Integration of Epidemiological and Genomic Data to Investigate H5N1 HPAI Outbreaks in Northern Italy in 2021-2022

Abstract

Between October 2021 and April 2022, 317 outbreaks caused by highly pathogenic avian influenza (HPAI) H5N1 viruses were notified in poultry farms in the northeastern Italian regions. The complete genomes of 214 strains were used to estimate the genetic network based on the similarity of the viruses. An exponential random graph model (ERGM) was used to assess the effect of 'at-risk contacts', 'same owners', 'in-bound/out-bound risk windows overlap', 'genetic differences', 'geographic distances', 'same species', and 'poultry company' on the probability of observing a link within the genetic network, which can be interpreted as the potential propagation of the epidemic via lateral spread or a common source of infection. The variables 'same poultry company' (Est. = 0.548, C.I. = [0.179; 0.918]) and 'risk windows overlap' (Est. = 0.339, C.I. = [0.309; 0.368]) were associated with a higher probability of link formation, while the 'genetic differences' (Est. = -0.563, C.I. = [-0.640; -0.486]) and 'geographic distances' (Est. = -0.058, C.I. = [-0.078; -0.038]) indicated a reduced probability. The integration of epidemiological data with genomic analyses allows us to monitor the epidemic evolution and helps to explain the dynamics of lateral spreads casting light on the potential diffusion routes. The 2021-2022 epidemic stresses the need to further strengthen the biosecurity measures, and to encourage the reorganization of the poultry production sector to minimize the impact of future epidemics.

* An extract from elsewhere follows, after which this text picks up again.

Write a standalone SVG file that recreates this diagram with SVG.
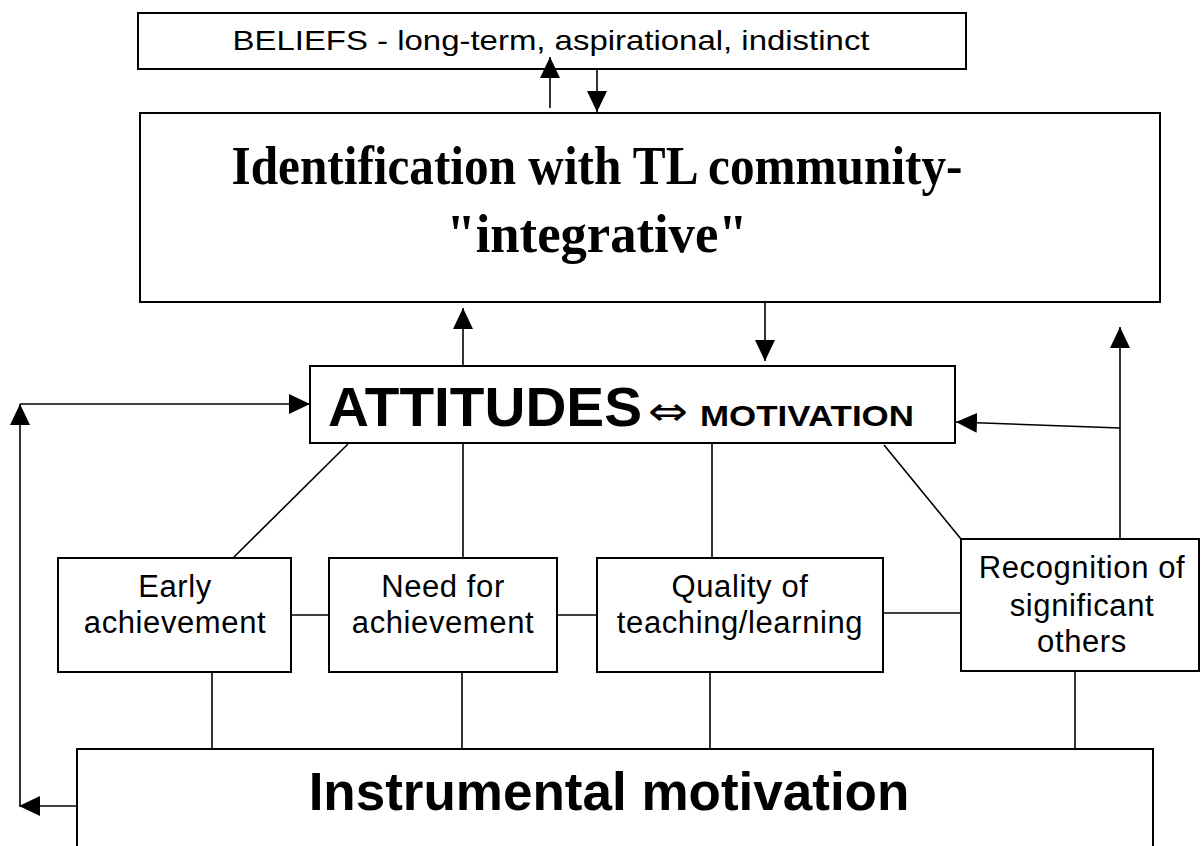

Keywords: ERGM; H5N1; HPAI; Italy; contact tracing; epidemiological investigation; genetic network.

Figure 1

Notified Italian HPAI H5N1 outbreak distribution in poultry farms and non-poultry birds (22 in wild birds and 1 in captive birds) during the 2021–2022 epidemic.

Figure 2

The epidemic curve showing the number of weekly cases in poultry farms and non-poultry birds (22 in wild birds and one in captive birds).

Figure 3

Phylogenetic tree of the hemagglutinin (HA) gene segment and genotypes identified among the Italian H5N1 viruses. (a) Schematic representation of the gene composition of each genotype. Light grey bars: conserved segments; dark grey bars: gene segments acquired by reassortment events. (b) Phylogenetic tree of the HA gene segment colored according to seven different genetic clusters. C, AC, AD, AF: different genotypes characterizing the Italian viruses; n.a.: viruses not assigned to genotypes due to the absence of one or more gene segments; pink cluster: genetic group that includes most of the Italian viruses collected from October 2021 to April 2022; dark yellow sequences: viruses collected from wild birds.

Figure 4

Geographic distribution of the domestic outbreaks in a densely populated poultry area. Pink dots: cluster A outbreaks; grey dots: non-clustered outbreaks or outbreaks belonging to other minor genetic groups.

Figure 5

Graphical representation of the estimated genetic network (cluster A). Pink nodes: H5N1 HPAI virus isolated from individual domestic outbreaks belonging to the larger genetic group; grey nodes: estimated median vectors; links: highest genetic similarity between nodes.

Figure 6

Graphical representation of the predicted probability distributions according to the (a) geographic distances, (b) risk time windows overlap, and (c) viral genetic differences. The x-axis scale for (a,c) was limited to 50 km and 15 bases, respectively, to improve the graph’s readability.

Figure 7

Tie prediction statistics, including the ROC (left panel) and PR (right panel) curves. Solid lines: actual ROC/PR curves; dashed lines: baseline ROC/PR curves drawn for a random graph.